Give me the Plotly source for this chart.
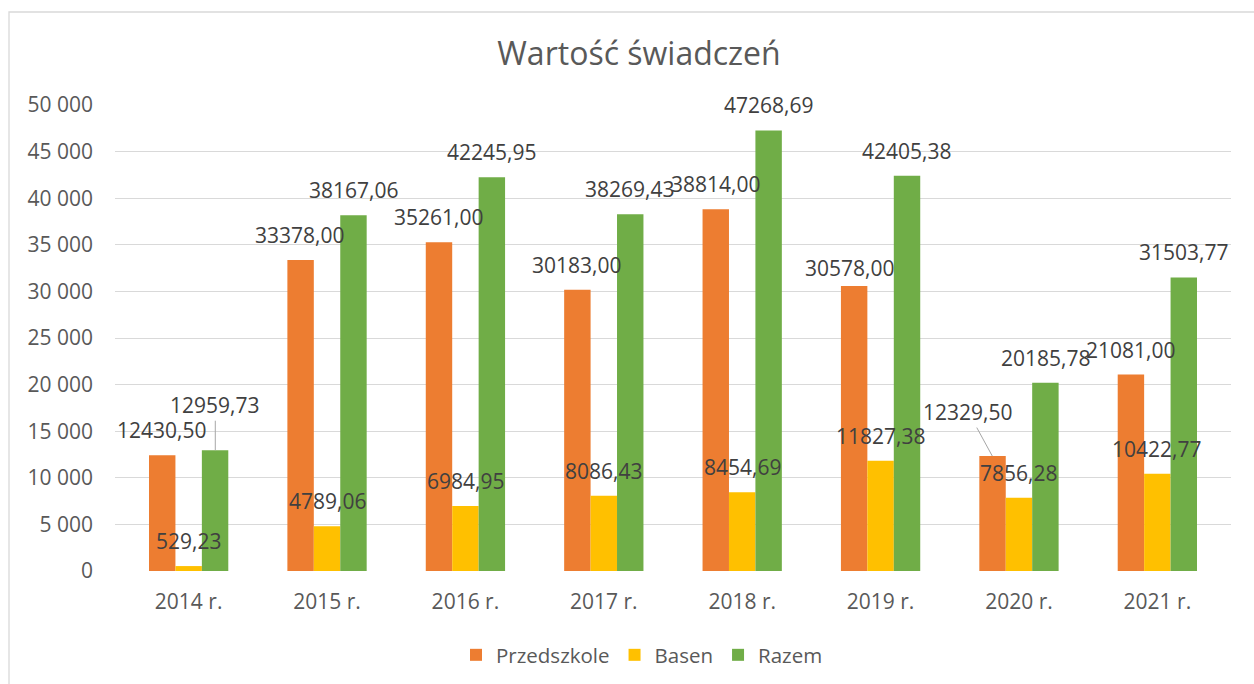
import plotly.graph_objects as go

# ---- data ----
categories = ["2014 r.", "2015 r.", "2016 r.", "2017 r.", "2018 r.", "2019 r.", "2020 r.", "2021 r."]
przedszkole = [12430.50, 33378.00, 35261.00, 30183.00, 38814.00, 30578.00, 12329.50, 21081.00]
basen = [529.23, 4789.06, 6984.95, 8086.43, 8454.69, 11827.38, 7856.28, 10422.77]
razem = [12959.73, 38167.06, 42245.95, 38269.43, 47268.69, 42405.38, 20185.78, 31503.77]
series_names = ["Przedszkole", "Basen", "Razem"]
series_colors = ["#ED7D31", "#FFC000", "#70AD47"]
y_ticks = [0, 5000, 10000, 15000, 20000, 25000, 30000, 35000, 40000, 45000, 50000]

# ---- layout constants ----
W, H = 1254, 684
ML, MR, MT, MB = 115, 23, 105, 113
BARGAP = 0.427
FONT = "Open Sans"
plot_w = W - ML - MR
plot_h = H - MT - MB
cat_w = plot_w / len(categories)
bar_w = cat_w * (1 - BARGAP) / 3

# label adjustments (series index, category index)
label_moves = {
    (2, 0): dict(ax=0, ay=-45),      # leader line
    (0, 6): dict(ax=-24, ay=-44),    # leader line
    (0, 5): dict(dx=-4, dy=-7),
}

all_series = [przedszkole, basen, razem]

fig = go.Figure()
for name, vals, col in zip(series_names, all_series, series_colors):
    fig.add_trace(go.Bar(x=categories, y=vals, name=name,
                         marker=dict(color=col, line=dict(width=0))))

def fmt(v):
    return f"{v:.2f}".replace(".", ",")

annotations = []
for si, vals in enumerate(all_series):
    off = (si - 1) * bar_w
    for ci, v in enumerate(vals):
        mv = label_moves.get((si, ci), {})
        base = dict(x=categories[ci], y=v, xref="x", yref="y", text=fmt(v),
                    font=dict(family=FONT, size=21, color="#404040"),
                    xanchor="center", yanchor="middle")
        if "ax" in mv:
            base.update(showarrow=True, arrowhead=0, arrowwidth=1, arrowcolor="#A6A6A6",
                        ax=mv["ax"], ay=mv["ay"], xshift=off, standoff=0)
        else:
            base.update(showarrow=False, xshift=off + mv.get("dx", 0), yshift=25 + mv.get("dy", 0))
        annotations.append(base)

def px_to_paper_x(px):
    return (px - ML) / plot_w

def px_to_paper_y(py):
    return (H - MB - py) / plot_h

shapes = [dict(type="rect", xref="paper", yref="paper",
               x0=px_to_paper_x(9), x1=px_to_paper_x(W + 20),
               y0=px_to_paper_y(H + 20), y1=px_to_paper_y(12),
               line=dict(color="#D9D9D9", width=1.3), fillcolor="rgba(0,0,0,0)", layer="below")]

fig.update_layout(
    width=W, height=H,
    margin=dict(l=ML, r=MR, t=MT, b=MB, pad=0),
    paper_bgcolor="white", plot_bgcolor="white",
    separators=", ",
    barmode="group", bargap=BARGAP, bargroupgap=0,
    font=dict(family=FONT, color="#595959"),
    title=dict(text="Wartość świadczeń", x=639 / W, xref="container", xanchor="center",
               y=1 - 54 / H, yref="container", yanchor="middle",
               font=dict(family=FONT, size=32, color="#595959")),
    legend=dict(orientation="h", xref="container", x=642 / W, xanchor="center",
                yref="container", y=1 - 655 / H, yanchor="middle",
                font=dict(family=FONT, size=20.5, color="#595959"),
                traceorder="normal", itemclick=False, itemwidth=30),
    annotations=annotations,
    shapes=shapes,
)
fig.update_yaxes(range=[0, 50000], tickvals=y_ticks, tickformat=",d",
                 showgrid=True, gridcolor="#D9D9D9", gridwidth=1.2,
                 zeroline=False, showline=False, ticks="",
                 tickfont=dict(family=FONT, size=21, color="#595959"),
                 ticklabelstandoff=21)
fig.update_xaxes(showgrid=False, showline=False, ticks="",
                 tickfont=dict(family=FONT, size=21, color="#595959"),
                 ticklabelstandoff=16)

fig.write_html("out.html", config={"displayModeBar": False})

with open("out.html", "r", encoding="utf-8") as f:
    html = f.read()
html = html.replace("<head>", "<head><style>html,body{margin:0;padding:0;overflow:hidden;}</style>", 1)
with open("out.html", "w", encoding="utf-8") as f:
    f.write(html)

§ Written request: All the lines above are to be reproduced exactly, except the pictures.

§ Answer below:
Give me the Plotly source for this chart.
import plotly.graph_objects as go

# ---- data ----
categories = ["2014 r.", "2015 r.", "2016 r.", "2017 r.", "2018 r.", "2019 r.", "2020 r.", "2021 r."]
przedszkole = [12430.50, 33378.00, 35261.00, 30183.00, 38814.00, 30578.00, 12329.50, 21081.00]
basen = [529.23, 4789.06, 6984.95, 8086.43, 8454.69, 11827.38, 7856.28, 10422.77]
razem = [12959.73, 38167.06, 42245.95, 38269.43, 47268.69, 42405.38, 20185.78, 31503.77]
series_names = ["Przedszkole", "Basen", "Razem"]
series_colors = ["#ED7D31", "#FFC000", "#70AD47"]
y_ticks = [0, 5000, 10000, 15000, 20000, 25000, 30000, 35000, 40000, 45000, 50000]

# ---- layout constants ----
W, H = 1254, 684
ML, MR, MT, MB = 115, 23, 105, 113
BARGAP = 0.427
FONT = "Open Sans"
plot_w = W - ML - MR
plot_h = H - MT - MB
cat_w = plot_w / len(categories)
bar_w = cat_w * (1 - BARGAP) / 3

# label adjustments (series index, category index)
label_moves = {
    (2, 0): dict(ax=0, ay=-45),      # leader line
    (0, 6): dict(ax=-24, ay=-44),    # leader line
    (0, 5): dict(dx=-4, dy=-7),
}

all_series = [przedszkole, basen, razem]

fig = go.Figure()
for name, vals, col in zip(series_names, all_series, series_colors):
    fig.add_trace(go.Bar(x=categories, y=vals, name=name,
                         marker=dict(color=col, line=dict(width=0))))

def fmt(v):
    return f"{v:.2f}".replace(".", ",")

annotations = []
for si, vals in enumerate(all_series):
    off = (si - 1) * bar_w
    for ci, v in enumerate(vals):
        mv = label_moves.get((si, ci), {})
        base = dict(x=categories[ci], y=v, xref="x", yref="y", text=fmt(v),
                    font=dict(family=FONT, size=21, color="#404040"),
                    xanchor="center", yanchor="middle")
        if "ax" in mv:
            base.update(showarrow=True, arrowhead=0, arrowwidth=1, arrowcolor="#A6A6A6",
                        ax=mv["ax"], ay=mv["ay"], xshift=off, standoff=0)
        else:
            base.update(showarrow=False, xshift=off + mv.get("dx", 0), yshift=25 + mv.get("dy", 0))
        annotations.append(base)

def px_to_paper_x(px):
    return (px - ML) / plot_w

def px_to_paper_y(py):
    return (H - MB - py) / plot_h

shapes = [dict(type="rect", xref="paper", yref="paper",
               x0=px_to_paper_x(9), x1=px_to_paper_x(W + 20),
               y0=px_to_paper_y(H + 20), y1=px_to_paper_y(12),
               line=dict(color="#D9D9D9", width=1.3), fillcolor="rgba(0,0,0,0)", layer="below")]

fig.update_layout(
    width=W, height=H,
    margin=dict(l=ML, r=MR, t=MT, b=MB, pad=0),
    paper_bgcolor="white", plot_bgcolor="white",
    separators=", ",
    barmode="group", bargap=BARGAP, bargroupgap=0,
    font=dict(family=FONT, color="#595959"),
    title=dict(text="Wartość świadczeń", x=639 / W, xref="container", xanchor="center",
               y=1 - 54 / H, yref="container", yanchor="middle",
               font=dict(family=FONT, size=32, color="#595959")),
    legend=dict(orientation="h", xref="container", x=642 / W, xanchor="center",
                yref="container", y=1 - 655 / H, yanchor="middle",
                font=dict(family=FONT, size=20.5, color="#595959"),
                traceorder="normal", itemclick=False, itemwidth=30),
    annotations=annotations,
    shapes=shapes,
)
fig.update_yaxes(range=[0, 50000], tickvals=y_ticks, tickformat=",d",
                 showgrid=True, gridcolor="#D9D9D9", gridwidth=1.2,
                 zeroline=False, showline=False, ticks="",
                 tickfont=dict(family=FONT, size=21, color="#595959"),
                 ticklabelstandoff=21)
fig.update_xaxes(showgrid=False, showline=False, ticks="",
                 tickfont=dict(family=FONT, size=21, color="#595959"),
                 ticklabelstandoff=16)

fig.write_html("out.html", config={"displayModeBar": False})

with open("out.html", "r", encoding="utf-8") as f:
    html = f.read()
html = html.replace("<head>", "<head><style>html,body{margin:0;padding:0;overflow:hidden;}</style>", 1)
with open("out.html", "w", encoding="utf-8") as f:
    f.write(html)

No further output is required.